This project is an extension of the previous part of the Image Warping and Mosaicing project. Before, we had to manually define point correspondences between a set of pictures to create a mosaic of the images. This time, we want to create a system that will automatically find these correspondences and stitch them together to create the resulting panorama. Many of the parts in this project are inspired by this research paper by Brown et al.
When choosing point correspondences between images, we want to choose good features that are prominent and easy to localize. Good features that satisfy these properties are corners. Because detecting corners in images from scratch is a daunting task, we will use a Harris Interest Point Detector to find these corners in our images automatically. The results of the detector on sample images from part A are shown below.
As you can see, the number of detected corner points in the images can range up to the thousands. To reduce the number of interest points we have to consider, we will use Adaptive Non-Maximal Suppression (ANMS). In ANMS, we want to have evenly distributed points in the image but also have a fixed number of interest points. This can be done by calculating the minimum suppression radius r for each point and keeping a set amount of points with the largest radius. f is the corner strength function provided by the Harris detector.

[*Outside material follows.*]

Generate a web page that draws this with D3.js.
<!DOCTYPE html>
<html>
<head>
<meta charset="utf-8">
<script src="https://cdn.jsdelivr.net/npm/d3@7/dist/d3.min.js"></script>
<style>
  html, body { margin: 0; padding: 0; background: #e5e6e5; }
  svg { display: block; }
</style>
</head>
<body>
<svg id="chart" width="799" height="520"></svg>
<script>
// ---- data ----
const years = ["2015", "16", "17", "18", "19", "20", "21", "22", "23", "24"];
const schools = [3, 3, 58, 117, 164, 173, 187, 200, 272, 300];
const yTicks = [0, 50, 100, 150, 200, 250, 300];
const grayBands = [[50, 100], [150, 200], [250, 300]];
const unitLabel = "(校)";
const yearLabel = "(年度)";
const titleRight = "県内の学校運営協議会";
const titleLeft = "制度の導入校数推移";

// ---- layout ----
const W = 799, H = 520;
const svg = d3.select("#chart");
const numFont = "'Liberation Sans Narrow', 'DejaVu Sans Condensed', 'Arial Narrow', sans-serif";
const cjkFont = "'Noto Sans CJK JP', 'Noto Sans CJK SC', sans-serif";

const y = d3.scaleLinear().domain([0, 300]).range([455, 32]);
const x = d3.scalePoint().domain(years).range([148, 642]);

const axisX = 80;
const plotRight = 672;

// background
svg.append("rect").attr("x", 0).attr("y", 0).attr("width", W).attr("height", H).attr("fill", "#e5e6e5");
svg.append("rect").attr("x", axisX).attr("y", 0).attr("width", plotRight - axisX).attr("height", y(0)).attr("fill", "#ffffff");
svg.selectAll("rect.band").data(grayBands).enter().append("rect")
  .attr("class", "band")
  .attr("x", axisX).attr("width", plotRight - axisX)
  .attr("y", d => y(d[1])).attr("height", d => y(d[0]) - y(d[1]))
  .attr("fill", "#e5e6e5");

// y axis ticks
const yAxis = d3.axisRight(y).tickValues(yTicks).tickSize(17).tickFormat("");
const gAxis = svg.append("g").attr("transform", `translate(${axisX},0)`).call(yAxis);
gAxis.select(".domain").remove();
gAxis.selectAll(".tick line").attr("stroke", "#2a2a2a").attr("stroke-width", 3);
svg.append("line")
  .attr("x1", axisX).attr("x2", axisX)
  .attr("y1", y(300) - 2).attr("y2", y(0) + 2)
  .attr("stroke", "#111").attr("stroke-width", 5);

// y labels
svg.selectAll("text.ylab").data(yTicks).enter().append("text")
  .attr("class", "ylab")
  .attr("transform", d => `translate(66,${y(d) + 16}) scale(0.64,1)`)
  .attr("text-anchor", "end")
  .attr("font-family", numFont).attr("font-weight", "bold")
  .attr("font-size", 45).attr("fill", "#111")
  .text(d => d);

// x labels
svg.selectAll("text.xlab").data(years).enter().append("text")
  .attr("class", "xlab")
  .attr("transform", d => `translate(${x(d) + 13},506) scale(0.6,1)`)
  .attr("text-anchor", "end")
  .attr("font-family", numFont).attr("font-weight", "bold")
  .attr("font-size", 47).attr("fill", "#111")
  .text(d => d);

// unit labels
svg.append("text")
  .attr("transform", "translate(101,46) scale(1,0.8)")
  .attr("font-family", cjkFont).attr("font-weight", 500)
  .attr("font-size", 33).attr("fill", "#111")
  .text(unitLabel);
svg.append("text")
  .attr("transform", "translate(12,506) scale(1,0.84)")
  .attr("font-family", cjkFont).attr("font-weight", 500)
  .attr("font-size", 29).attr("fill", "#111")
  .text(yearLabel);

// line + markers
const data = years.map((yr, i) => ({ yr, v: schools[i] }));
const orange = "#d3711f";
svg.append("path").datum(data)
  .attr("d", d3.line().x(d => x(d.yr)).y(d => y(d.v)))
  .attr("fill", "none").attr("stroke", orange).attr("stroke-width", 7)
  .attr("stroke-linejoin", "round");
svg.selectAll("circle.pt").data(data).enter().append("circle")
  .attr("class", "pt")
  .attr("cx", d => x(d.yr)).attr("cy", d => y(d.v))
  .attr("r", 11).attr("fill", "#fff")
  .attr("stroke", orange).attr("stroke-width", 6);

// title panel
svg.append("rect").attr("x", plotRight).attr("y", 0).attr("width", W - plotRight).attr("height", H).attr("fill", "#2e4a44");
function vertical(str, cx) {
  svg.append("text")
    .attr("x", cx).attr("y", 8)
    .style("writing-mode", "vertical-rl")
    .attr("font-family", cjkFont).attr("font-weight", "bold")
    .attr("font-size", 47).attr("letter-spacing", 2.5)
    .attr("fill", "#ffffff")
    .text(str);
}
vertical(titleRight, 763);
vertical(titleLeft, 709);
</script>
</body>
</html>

After implementing this technique, the number of features we have to consider is significantly reduced:
Now that we have a selection of interest points in our images, a question that arises is how can we match points in one image to points in another image? The answer is feature descriptors. For each interest point in our images, we will sample a 40x40 square around the point, downsample it into an 8x8 patch with a Gaussian filter, and finally, normalize it such that the pixel values of the patch have a mean of 0 and a standard deviation of 1. Some example features are shown below.
We can now start matching points together. For each 8x8 feature in the first image, I will compare it to every 8x8 patch in the second image and use the sum of squared differences to find a pair of patches that is the best match. To reject outliers in our matches, we will also determine the pair of patches that is the second-best match and keep the best pair where the ratio between the best pair and the second-best pair is lower than a certain threshold. This step is necessary to keep the patches that are significantly better than the rest of the compared features. After implementing this step, our result is as follows:
To robustly remove bad matches in our current set of correspondences, we will use random sample consensus. In this technique, we will randomly sample 4 different point correspondences from our images, compute the homography transformation between them, calculate how many point correspondences satisfy the homography transformation below a certain threshold, and finally keep the largest set of satisfied points. Our sample images have had their point correspondences reduced from a few thousand points to only 75 points.

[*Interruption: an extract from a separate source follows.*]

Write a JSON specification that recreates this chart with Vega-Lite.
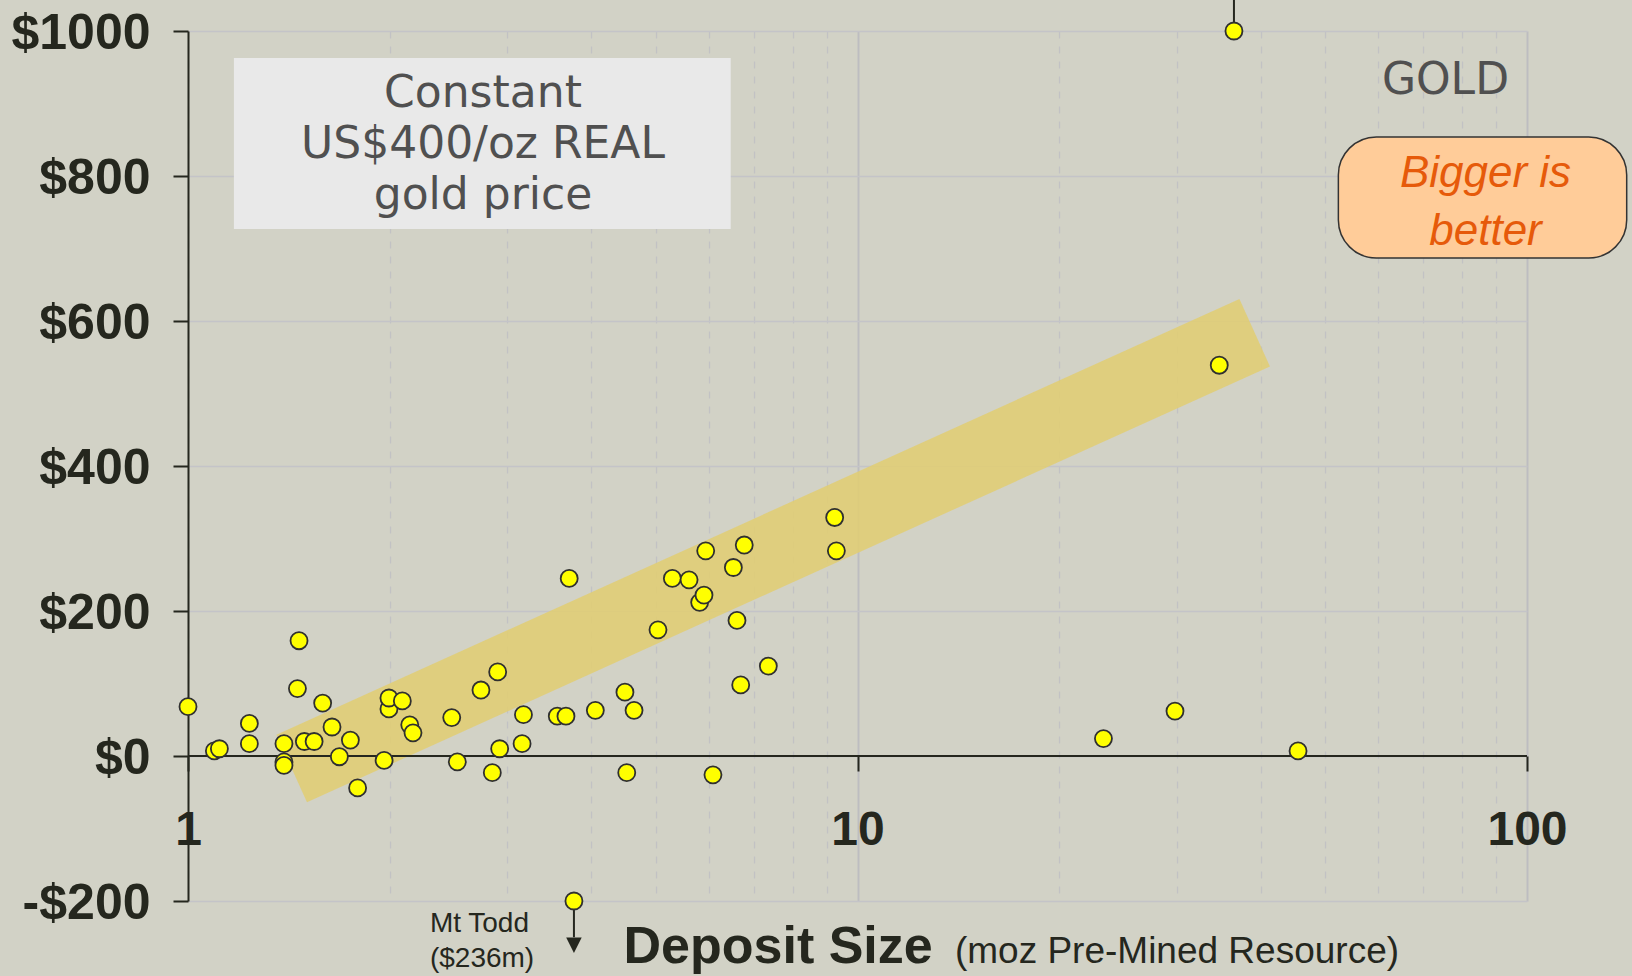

We have finally produced our best set of point correspondences. It is now time to start blending the images together to create mosaics. I will reuse the same blending algorithm that was implemented in part A to produce the panoramas. I will also compare side-by-side the manually defined correspondence mosaics from part A against the automatically produced ones.
Let's also see how well the algorithm does on a set of new images. Below are the mosaics of a few images I took while playing Minecraft. As shown in the automatic mosaic, the bottom-left side of the image appears to be more blurry compared to the manual mosaic. This is due to the detector not being able to find a robust point correspondence in that area of the image compared to the other parts of the pictures.
Overall, this project was very insightful to me for understanding the mathematics behind image rectification and mosaic creation. The coolest thing that I learned is that not all detection problems in the field of computer vision require machine learning models to solve them. Sometimes linear algebra is all you need to accomplish your goals!